Announcing the 2017-18 Kim Koo Visiting Professor, Tae Gyun Park

September 7, 2017

The Korea Institute is pleased to announce the 2017-18 Kim Koo Visiting Professor at Harvard University. 

Tae Gyun Park, Kim Koo Visiting Professor in East Asian Languages and Civilizations, 2017-18

Tae Gyun Park Photo
(Headshot image of Dr. Tae Gyun Park)

In academic year 1997-1999 while an advanced graduate student at the Department of Korean History, Seoul National University, Park was a Visiting Fellow and Special Student at the Harvard-Yenching Institute.
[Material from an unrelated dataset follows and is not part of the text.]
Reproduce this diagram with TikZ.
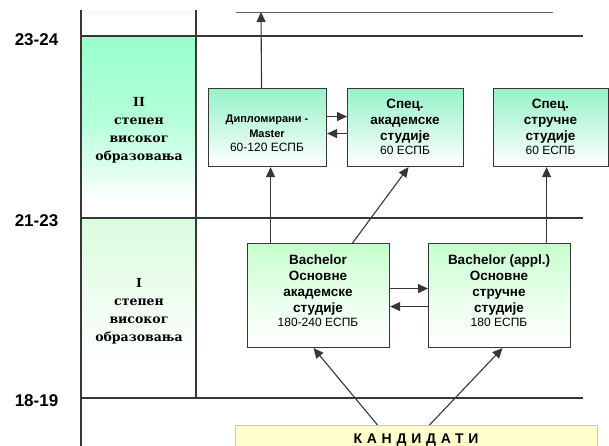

After receiving his doctorate in 2000 at Seoul National University, he has been teaching at the Graduate School of International Studies [GSIS], Seoul National University, including a popular undergraduate course called, “The Korea War,” and a graduate course called, “The Modern Korean History and Society” since 2000. He was Director at the International Center for Korean Studies, SNU between 2008 and 2013. Tae Gyun Park had a pro-seminar course on the 1950s Korea with Prof. Carter J. Eckert at Harvard in academic year 2007 and 2008, and continues to have collaboration with him to examine the Korean Peninsula in the 1960s and 1970s. His book, The Korean War: Unended But Should Be Ended (2005), is now in the fourteenth printing of the first edition, and The Vietnam War, A War Forgotten and Defective Memory (2015), is the fourth printing of the first edition, which are the steady sellers in South Korea. His book on the history of Korea’s relationship with the US, entitled The Ally and Empire, Two Myths of South Korea-United States Relations, 1945-1980, was translated into English in 2013.  He was an advisor for the Ministry of Unification in 2013 and has been working for the Korea Foundation as a member of the advisory committee since 2011.
 
The Kim Koo Visiting Professorship at Harvard University was established by the gift of Dr. Ho Youn Kim and Mrs. Mee Kim of the Kim Koo Foundation, in honor of the memory of Kim Koo, the famous Korean patriot, and president of the exiled Provisional Government of the Republic of Korea during Korea’s colonial occupation by Japan.